Auf diversen sozialen Medien schlägt das von der Großmutter veröffentlichte Video hohe Wellen. Twitter-Nutzer Marc Lamont Hill schreibt etwa: "Mein Blut kocht. Sie nahmen diesem Mädchen ihren großen Moment, für sie und ihre Familie".

"Manche Leute sagen, es wäre keine große Sache. Leb' einfach weiter. Das ist ein Moment, den sie nie zurück bekommt. Sie wurde gedemütigt. Es ist einfach so unglaublich. Ich hoffe, dass die Schulleiterin gefeuert wird. Es tut mir leid, sie sollte gefeuert werden."

Auch in vielen weiteren Kommentaren kommen bei Social-Media-Nutzern viel Entsetzen und Bestürzung zum Ausdruck. Eine Person schrieb etwa: "Feuert sie! Es hat ihr großen Spaß gemacht, diesen Kindern ihre Zeugnisse vorzuenthalten!
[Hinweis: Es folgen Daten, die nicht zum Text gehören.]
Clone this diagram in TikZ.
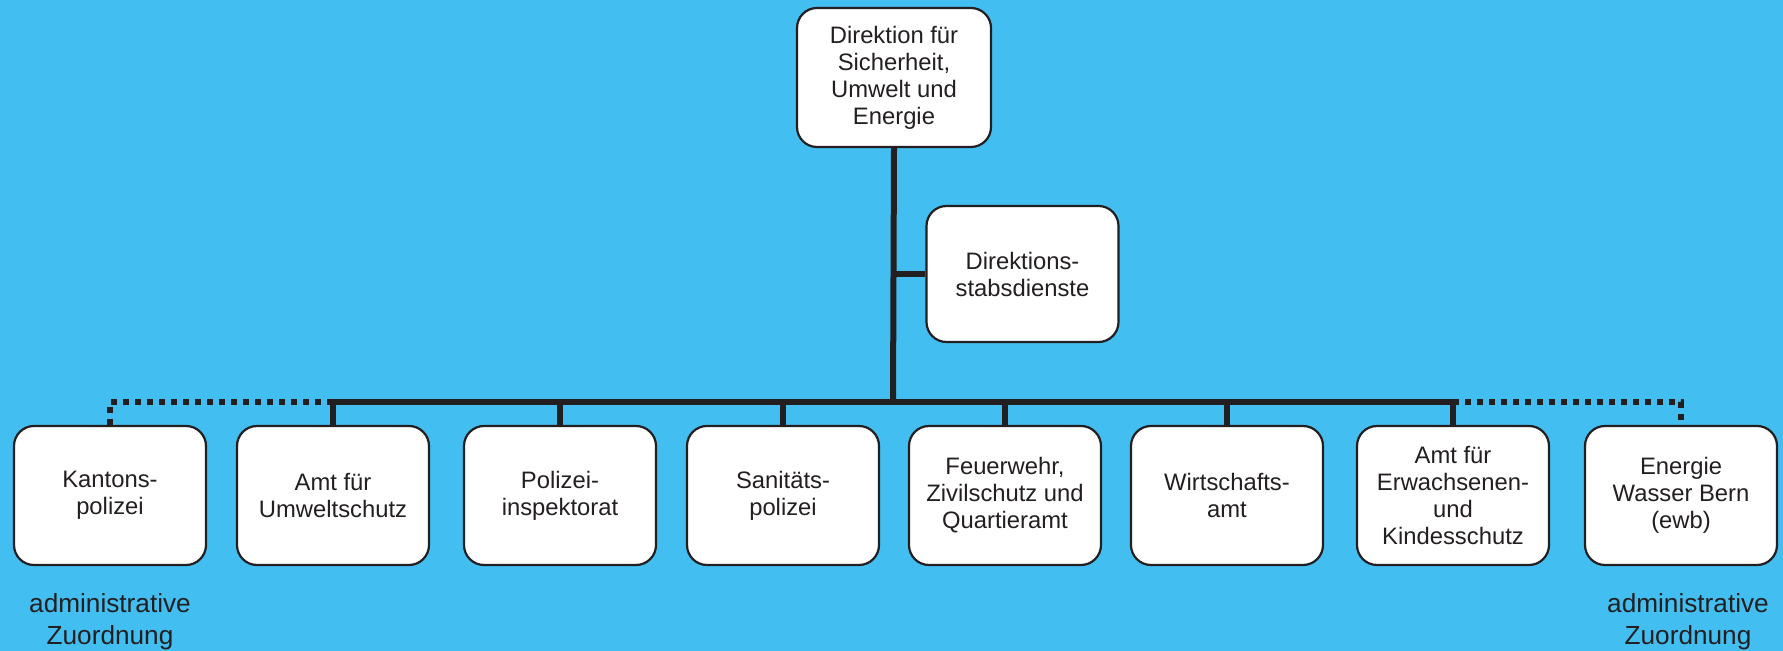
\documentclass[tikz,border=0pt]{standalone}
\usepackage{fontspec}
\setmainfont{Liberation Sans}
\definecolor{bgblue}{RGB}{66, 190, 240}
\definecolor{ink}{RGB}{35, 31, 32}
\usetikzlibrary{calc}

\tikzset{
  orgbox/.style={draw=ink, line width=1.1pt, fill=white, rounded corners=10pt,
    minimum width=96pt, minimum height=69.5pt, align=center, inner sep=2pt,
    text=ink, font=\fontsize{11.9}{13.5}\selectfont},
  orgline/.style={draw=ink, line width=3pt},
  adminline/.style={draw=ink, line width=3pt, dash pattern=on 3pt off 3pt},
  adminlabel/.style={align=center, inner sep=0pt, text=ink,
    font=\fontsize{13.1}{16}\selectfont}
}

\begin{document}
\begin{tikzpicture}[x=0.5pt, y=-0.5pt]
  % background
  \fill[bgblue] (0,0) rectangle (1783,651);
  \useasboundingbox (0,0) rectangle (1783,651);

  % top and staff
  \node[orgbox, minimum width=97pt] (dir) at (894,77.5) {Direktion für\\Sicherheit,\\Umwelt und\\Energie};
  \node[orgbox, minimum height=68pt] (stab) at (1022.5,274) {Direktions-\\stabsdienste};
  \coordinate (bus) at (893,402);

  % offices
  \node[orgbox] (kapo)   at (110,495.5)  {Kantons-\\polizei};
  \node[orgbox] (afu)    at (333,495.5)  {Amt für\\Umweltschutz};
  \node[orgbox] (pi)     at (560,495.5)  {Polizei-\\inspektorat};
  \node[orgbox] (sanpol) at (783,495.5)  {Sanitäts-\\polizei};
  \node[orgbox] (fsq)    at (1005,495.5) {Feuerwehr,\\Zivilschutz und\\Quartieramt};
  \node[orgbox] (wa)     at (1227,495.5) {Wirtschafts-\\amt};
  \node[orgbox] (kes)    at (1453,495.5) {Amt für\\Erwachsenen-\\und\\Kindesschutz};
  \node[orgbox] (ewb)    at (1681,495.5) {Energie\\Wasser Bern\\(ewb)};

  \node[adminlabel] (lblkapo) at (110,622)  {administrative\\Zuordnung};
  \node[adminlabel] (lblewb)  at (1688,622) {administrative\\Zuordnung};

  % connectors
  \draw[orgline] (dir.south) -- ([xshift=-0.5pt]dir.south |- bus);
  \draw[orgline] (stab.west) -- (stab.west -| bus);
  \draw[orgline] (afu.north |- bus) -- (kes.north |- bus);
  \foreach \n in {afu, pi, sanpol, fsq, wa, kes}
    \draw[orgline] (\n.north |- bus) -- (\n.north);
  \draw[adminline] (afu.north |- bus) -- (kapo.north |- bus) -- (kapo.north);
  \draw[adminline] (kes.north |- bus) -- (ewb.north |- bus) -- (ewb.north);
\end{tikzpicture}
\end{document}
Soll sie doch sehen, wie es sich anfühlt, wenn ihr Gehalt einbehalten wird."

Obwohl Abdur-Rahman sich eine bessere Erfahrung gewünscht hätte, hoffen sie und ihre Mutter, dass die Schulleitung eine wertvolle Lektion gelernt hat. Beide wünschen sich laut unilad.com für die Zukunft eine Änderung des Schulsystems. Hafsahs Mutter Jaszmine Reid: "Wir schreiben das Jahr 2023, es ist viel passiert."